近年, 各種抗生剤の普及につれて, 感染症の病態に著るしい変化が現われつつある。特に, 胆道感染症については, 起炎菌の種類および性質が従来と著るしく変つて来ていて, 特有な所見として, 耐性菌株の出現と弱毒菌の混合感染が指摘される。

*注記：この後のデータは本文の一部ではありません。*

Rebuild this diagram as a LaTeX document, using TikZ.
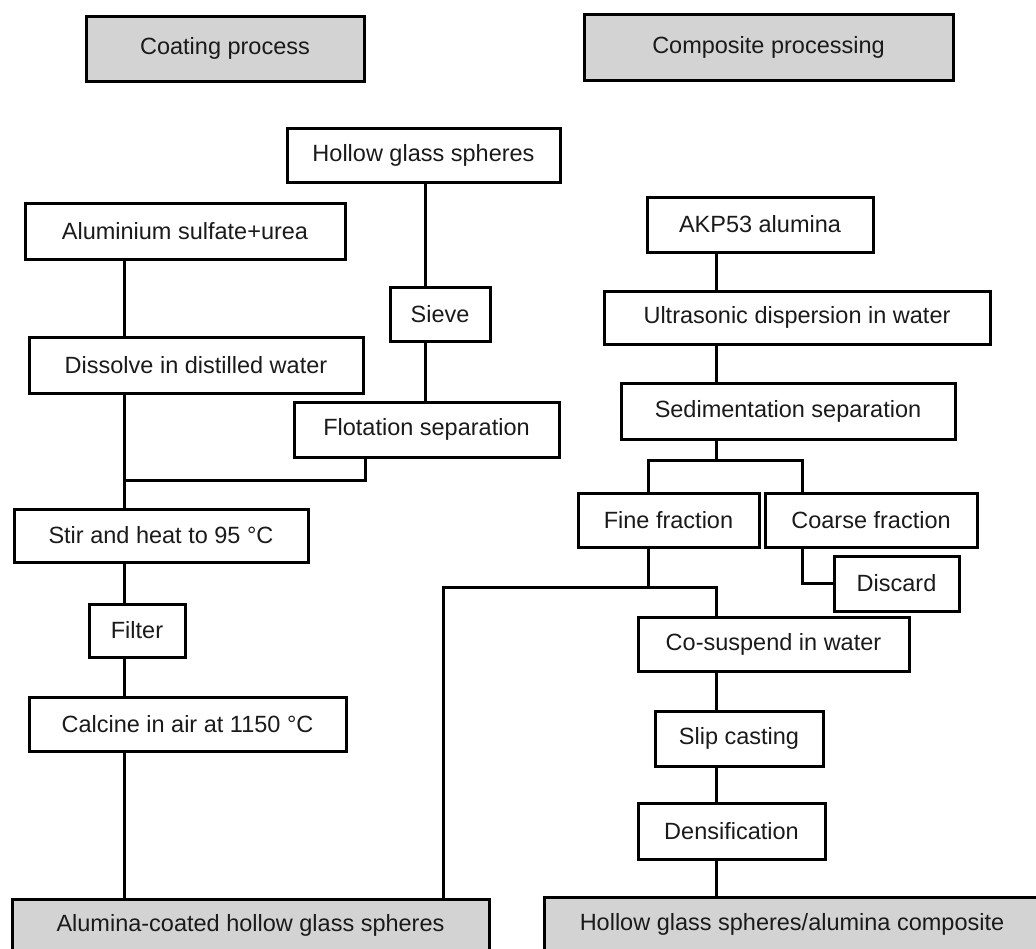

したがつて, 胆道感染症を治療するに当つて, どのような細菌が起炎菌であるか, 炎症発作がいつから起つたか, 以前使用された抗生剤がなにか, ないかを常に念頭におく必要があろう。一般に, 胆道感染の起炎菌は, 腸内細菌であり, 胆汁鬱滞, 結石の存在, 蛔虫迷入等の原因によつて上行感染がおこるばあいが多い。しかし, 長期にわたつて発作が繰返され, その間に各種の抗生剤が使用されたばあいは, 菌交代現象の結果として起炎菌の種類はその都度変化を示し, 緑膿菌等の弱毒菌, または, 耐性をもつた大腸菌等が残るのが普通である。したがつて, 胆石症のばあい, よほど注意しないと, 無効な抗生剤が無駄に使われたり, 術後重篤な全身感染を惹起する危険もある。
筆者は, 以上のような観点から最近, 手術時または術後得られた感染胆汁中の細菌を同定し, その抗生剤感受性について検討したので, これを報告するとともに, 今後の化学療法の参考にしたいと思う。